┌──

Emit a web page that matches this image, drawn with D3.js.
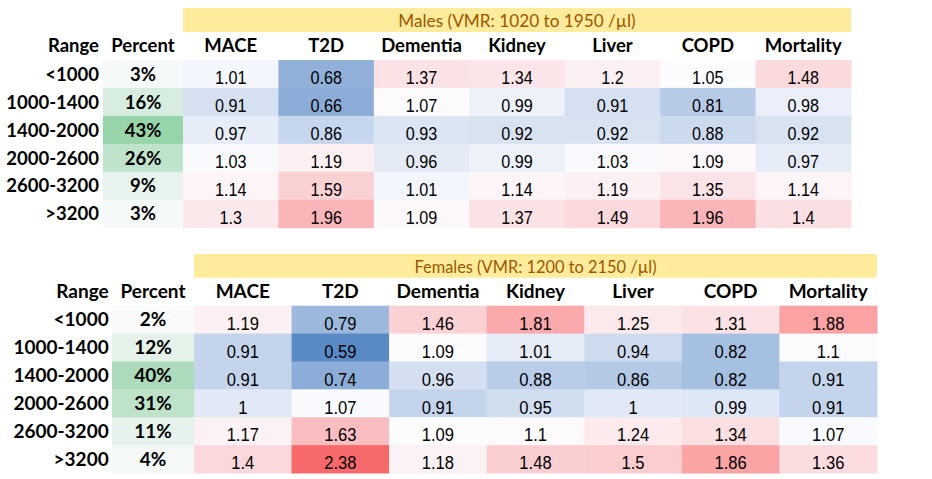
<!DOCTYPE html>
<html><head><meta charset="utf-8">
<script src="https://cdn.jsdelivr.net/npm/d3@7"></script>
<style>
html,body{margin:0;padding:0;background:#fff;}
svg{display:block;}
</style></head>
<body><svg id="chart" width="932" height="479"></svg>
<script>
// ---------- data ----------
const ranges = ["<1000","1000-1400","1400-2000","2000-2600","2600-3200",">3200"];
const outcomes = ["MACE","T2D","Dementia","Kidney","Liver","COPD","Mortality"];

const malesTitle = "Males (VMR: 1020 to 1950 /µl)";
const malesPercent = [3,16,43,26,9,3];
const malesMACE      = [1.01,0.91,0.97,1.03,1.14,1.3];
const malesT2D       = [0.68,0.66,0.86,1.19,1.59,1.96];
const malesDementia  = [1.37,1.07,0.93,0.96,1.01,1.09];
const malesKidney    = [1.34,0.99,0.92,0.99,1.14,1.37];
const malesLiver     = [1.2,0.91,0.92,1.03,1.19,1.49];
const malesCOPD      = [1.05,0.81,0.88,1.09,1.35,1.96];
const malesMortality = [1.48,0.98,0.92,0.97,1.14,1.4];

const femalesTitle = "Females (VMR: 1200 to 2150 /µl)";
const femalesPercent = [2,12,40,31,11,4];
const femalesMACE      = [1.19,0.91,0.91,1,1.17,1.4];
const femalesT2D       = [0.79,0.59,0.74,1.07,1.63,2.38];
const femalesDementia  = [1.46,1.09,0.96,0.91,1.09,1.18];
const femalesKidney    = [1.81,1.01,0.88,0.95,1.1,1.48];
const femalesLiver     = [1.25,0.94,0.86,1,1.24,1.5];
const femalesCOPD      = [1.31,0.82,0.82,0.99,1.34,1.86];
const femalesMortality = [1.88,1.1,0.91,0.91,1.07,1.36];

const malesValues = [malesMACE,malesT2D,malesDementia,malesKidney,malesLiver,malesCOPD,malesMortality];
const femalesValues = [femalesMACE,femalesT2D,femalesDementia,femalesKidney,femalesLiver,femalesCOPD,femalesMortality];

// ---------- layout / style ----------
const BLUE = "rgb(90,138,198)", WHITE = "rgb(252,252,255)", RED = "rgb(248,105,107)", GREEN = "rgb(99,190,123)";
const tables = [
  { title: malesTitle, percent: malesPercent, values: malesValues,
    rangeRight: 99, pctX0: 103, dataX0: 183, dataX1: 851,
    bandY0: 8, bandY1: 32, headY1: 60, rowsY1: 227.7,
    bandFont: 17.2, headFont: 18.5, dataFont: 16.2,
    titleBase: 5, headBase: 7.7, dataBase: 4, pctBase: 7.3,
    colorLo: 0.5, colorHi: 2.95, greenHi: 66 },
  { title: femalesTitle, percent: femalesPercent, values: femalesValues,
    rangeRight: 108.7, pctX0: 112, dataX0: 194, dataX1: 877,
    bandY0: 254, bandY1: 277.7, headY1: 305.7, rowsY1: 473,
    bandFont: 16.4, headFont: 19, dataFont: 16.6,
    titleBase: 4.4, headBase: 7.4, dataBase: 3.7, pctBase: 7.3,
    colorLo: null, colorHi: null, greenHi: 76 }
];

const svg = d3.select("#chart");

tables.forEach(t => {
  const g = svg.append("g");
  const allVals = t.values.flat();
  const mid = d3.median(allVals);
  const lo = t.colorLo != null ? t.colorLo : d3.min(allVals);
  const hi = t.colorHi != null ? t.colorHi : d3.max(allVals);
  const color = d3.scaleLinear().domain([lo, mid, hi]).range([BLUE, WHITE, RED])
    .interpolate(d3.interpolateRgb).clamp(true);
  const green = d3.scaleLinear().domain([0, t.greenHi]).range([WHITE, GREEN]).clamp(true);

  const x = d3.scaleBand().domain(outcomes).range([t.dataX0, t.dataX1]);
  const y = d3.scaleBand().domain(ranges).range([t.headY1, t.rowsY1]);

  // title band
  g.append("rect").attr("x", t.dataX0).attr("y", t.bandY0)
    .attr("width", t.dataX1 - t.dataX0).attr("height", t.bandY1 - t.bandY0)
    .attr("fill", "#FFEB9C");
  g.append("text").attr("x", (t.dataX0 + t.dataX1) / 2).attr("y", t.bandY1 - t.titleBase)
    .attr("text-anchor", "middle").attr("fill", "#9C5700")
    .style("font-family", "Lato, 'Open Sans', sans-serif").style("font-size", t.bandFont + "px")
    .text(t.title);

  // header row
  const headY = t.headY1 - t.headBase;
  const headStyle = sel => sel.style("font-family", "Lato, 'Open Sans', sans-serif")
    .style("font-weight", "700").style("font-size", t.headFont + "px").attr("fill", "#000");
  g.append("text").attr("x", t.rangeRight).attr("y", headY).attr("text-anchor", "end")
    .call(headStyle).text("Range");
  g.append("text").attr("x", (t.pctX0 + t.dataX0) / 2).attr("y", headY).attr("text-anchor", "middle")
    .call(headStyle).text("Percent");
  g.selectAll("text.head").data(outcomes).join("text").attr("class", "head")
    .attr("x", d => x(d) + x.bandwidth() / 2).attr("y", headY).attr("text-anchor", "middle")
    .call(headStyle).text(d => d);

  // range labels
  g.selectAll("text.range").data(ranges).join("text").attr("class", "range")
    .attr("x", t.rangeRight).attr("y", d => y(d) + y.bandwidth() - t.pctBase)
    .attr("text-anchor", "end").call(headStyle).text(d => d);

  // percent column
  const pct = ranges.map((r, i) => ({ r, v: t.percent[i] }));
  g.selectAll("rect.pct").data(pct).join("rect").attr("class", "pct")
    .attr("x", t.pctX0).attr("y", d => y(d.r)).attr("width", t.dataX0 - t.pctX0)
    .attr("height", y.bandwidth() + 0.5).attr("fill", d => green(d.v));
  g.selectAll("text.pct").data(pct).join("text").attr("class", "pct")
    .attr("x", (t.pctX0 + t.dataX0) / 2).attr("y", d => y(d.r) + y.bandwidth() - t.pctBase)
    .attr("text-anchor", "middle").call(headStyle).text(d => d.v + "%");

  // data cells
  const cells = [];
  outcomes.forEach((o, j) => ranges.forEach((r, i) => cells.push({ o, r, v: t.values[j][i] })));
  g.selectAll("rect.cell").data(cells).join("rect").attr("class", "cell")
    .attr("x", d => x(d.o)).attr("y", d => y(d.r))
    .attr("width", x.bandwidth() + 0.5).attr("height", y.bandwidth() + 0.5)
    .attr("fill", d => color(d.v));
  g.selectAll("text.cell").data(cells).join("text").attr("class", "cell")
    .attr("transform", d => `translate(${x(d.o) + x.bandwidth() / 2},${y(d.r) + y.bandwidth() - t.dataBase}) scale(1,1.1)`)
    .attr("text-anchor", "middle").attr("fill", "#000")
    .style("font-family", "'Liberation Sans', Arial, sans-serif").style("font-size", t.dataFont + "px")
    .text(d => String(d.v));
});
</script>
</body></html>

└──

[What you need to do]
Please take the lines from the beginning of the data above through the line holding "const malesMortality = [1.48,0.98,0.92,0.97,1.14,1.4];" and transcribe them exactly, without any pictures.

[Solution to this task]
Emit a web page that matches this image, drawn with D3.js.
<!DOCTYPE html>
<html><head><meta charset="utf-8">
<script src="https://cdn.jsdelivr.net/npm/d3@7"></script>
<style>
html,body{margin:0;padding:0;background:#fff;}
svg{display:block;}
</style></head>
<body><svg id="chart" width="932" height="479"></svg>
<script>
// ---------- data ----------
const ranges = ["<1000","1000-1400","1400-2000","2000-2600","2600-3200",">3200"];
const outcomes = ["MACE","T2D","Dementia","Kidney","Liver","COPD","Mortality"];

const malesTitle = "Males (VMR: 1020 to 1950 /µl)";
const malesPercent = [3,16,43,26,9,3];
const malesMACE      = [1.01,0.91,0.97,1.03,1.14,1.3];
const malesT2D       = [0.68,0.66,0.86,1.19,1.59,1.96];
const malesDementia  = [1.37,1.07,0.93,0.96,1.01,1.09];
const malesKidney    = [1.34,0.99,0.92,0.99,1.14,1.37];
const malesLiver     = [1.2,0.91,0.92,1.03,1.19,1.49];
const malesCOPD      = [1.05,0.81,0.88,1.09,1.35,1.96];
const malesMortality = [1.48,0.98,0.92,0.97,1.14,1.4];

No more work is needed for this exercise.